Traditionnellement, les toits sont en tôle. Quand il pleut fort, ça fait un bruit assourdissant. Maintenant, les gens préfèrent les toits faits en plaques de matériaux synthétiques, de toutes les couleurs. On voit pas mal de bleu, et assez peu de blanc, alors que le blanc aurait un effet radical sur la réverbération de la chaleur à l'intérieur de la maison. Ces toitures sont plus durables que les tôles qui finissent par rouiller. Les matériaux synthétiques imitent les tuiles, ou sont en forme de cannelures. Pour moi, ça fait polonais…

C'est un choix tout aussi peu fonctionnel qui détermine la couleur des vitres des fenêtres. Il est très difficile d'obtenir du transparent neutre dans les magasins.

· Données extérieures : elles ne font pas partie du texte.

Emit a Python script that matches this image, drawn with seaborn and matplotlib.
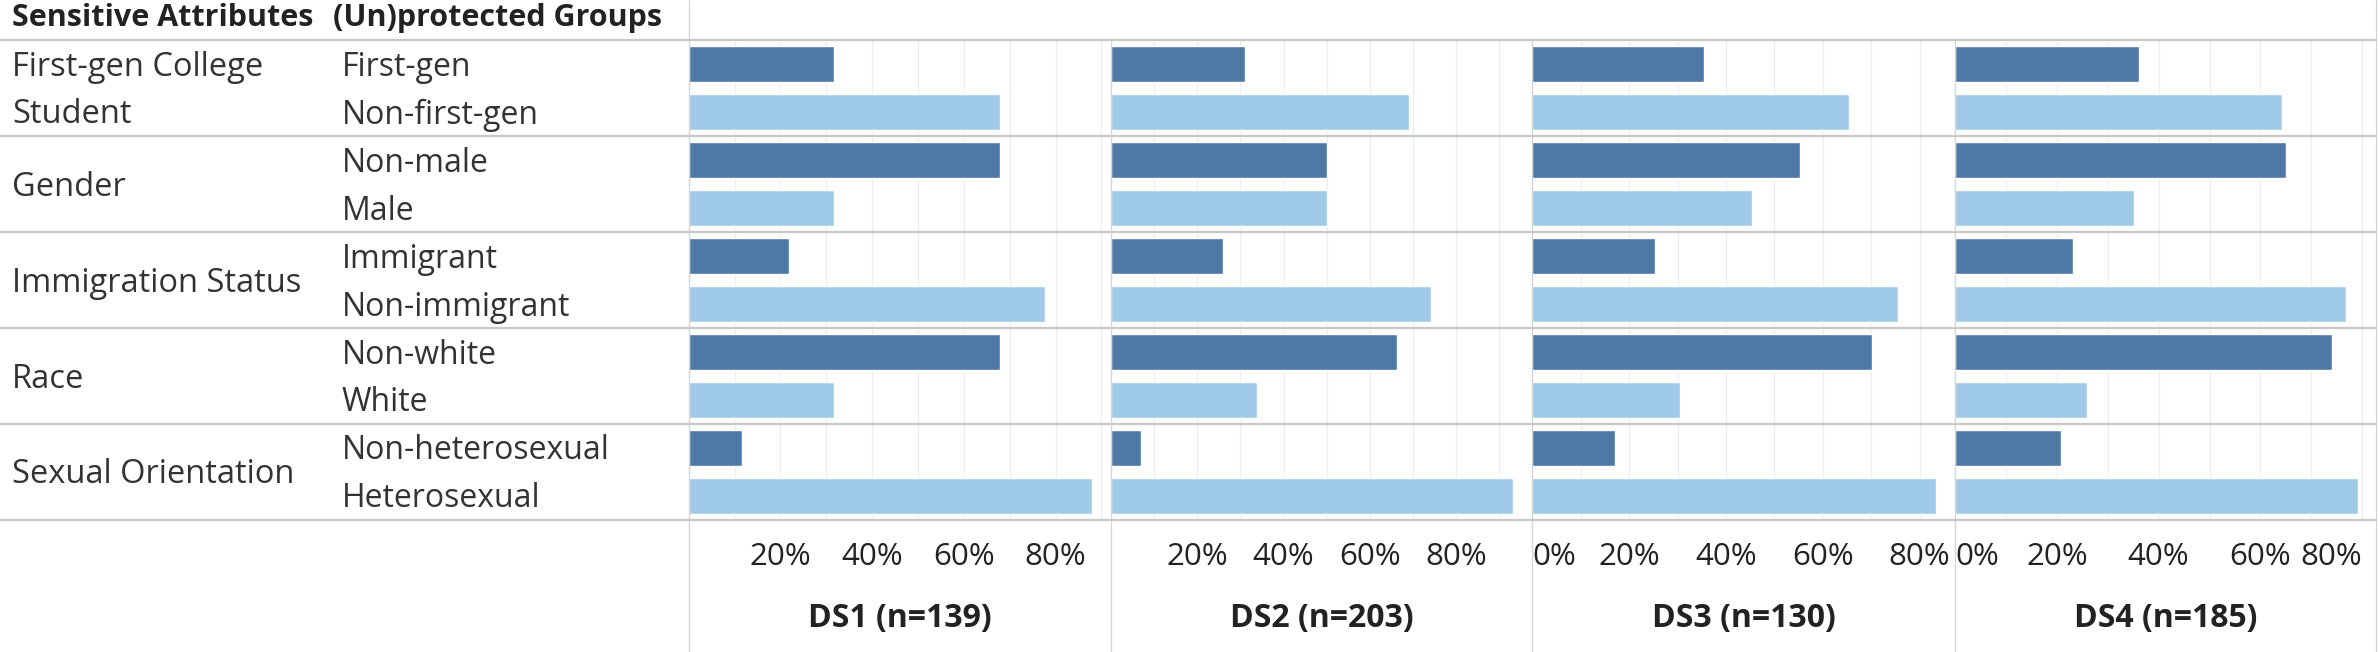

La plupart des fenêtres sont teintées en bleu, ce qui est absurde en termes d'isolation : plus elles sont sombres, plus elles font entrer de la chaleur dans la maison.




Du fait de la température très agréable qui règne dans le pays, la vie "à l'intérieur" n'est pas privilégiée. Ce qui explique probablement pourquoi les maisons que j'ai pu visiter m'ont paru assez sombres. Peut-être aussi du fait qu'on évite tant qu'on peut de les construire à l'ouest et au sud - nos orientations préférées en Occident - car la température monte très vite en fin d'après-midi. On préfère le nord ou l'est.

Les fermes en bois traditionnelles surélevées bénéficient souvent d'un rez-de-chaussée en parpaing qui couvre une plus ou moins grande partie de l'emprise au sol. Sans doute bien pratique, mais désolant sur le plan esthétique. Le parpaing nu ne provoque aucune phobie, même si on le préfère enduit au ciment et peint.

Les termes thaïs pour décrire les pièces de la maison ressemblent aux nôtres. Traduit littéralement : salle à dormir, cuisine, salle à manger (l'un des mots utilisés s'écrit comme le mot aumône, j'ignore s'il y a un sens originel commun), salle d'eau, de bain, salle d'invités (salon).




Je n'entrerai pas dans les techniques de construction. Elles sont très différentes des nôtres. Mais ce n'est pas mon propos.


Il y a un ornement traditionnel rural qui se perd dans la région. Ce sont ces genres d'élytres qu'on trouve sur les toits :




Elles se déploient dans le sens frontal, et on ne les confondra pas avec cet autre ornement traditionnel (surtout des temples) :



 
Ce qui frappe le voyageur qui arrive dans une ferme, c'est la présence de cinq ou six énormes bombonnes, dont chacune doit bien contenir un mètre cube d'eau. Ce sont les réserves d'eau de pluie, recueillies par le toit, destinées à la boisson et au lavage et à la cuisson des légumes. Pour la toilette, on utilise l'eau publique, généralement puisée dans un étang des environs (ce qui fait qu'il est mal vu de se baigner dans les étangs) et apportée par le service municipal. Elle n'est pas potable a priori. Étant donné qu'on peut voir passer quatre mois sans une goutte de pluie, il vaut mieux avoir des réserves. Même l'eau municipale peut se faire rare.



Évidemment, quand on dort au premier étage et qu'on est réveillé par une envie de lansquiner au milieu de la nuit, on serait tenté de le faire par la fenêtre. On risque d'arroser un toit utilisé pour le recueil d'eau de pluie : source, oui... mais source de problèmes diplomatiques graves - je déconseille.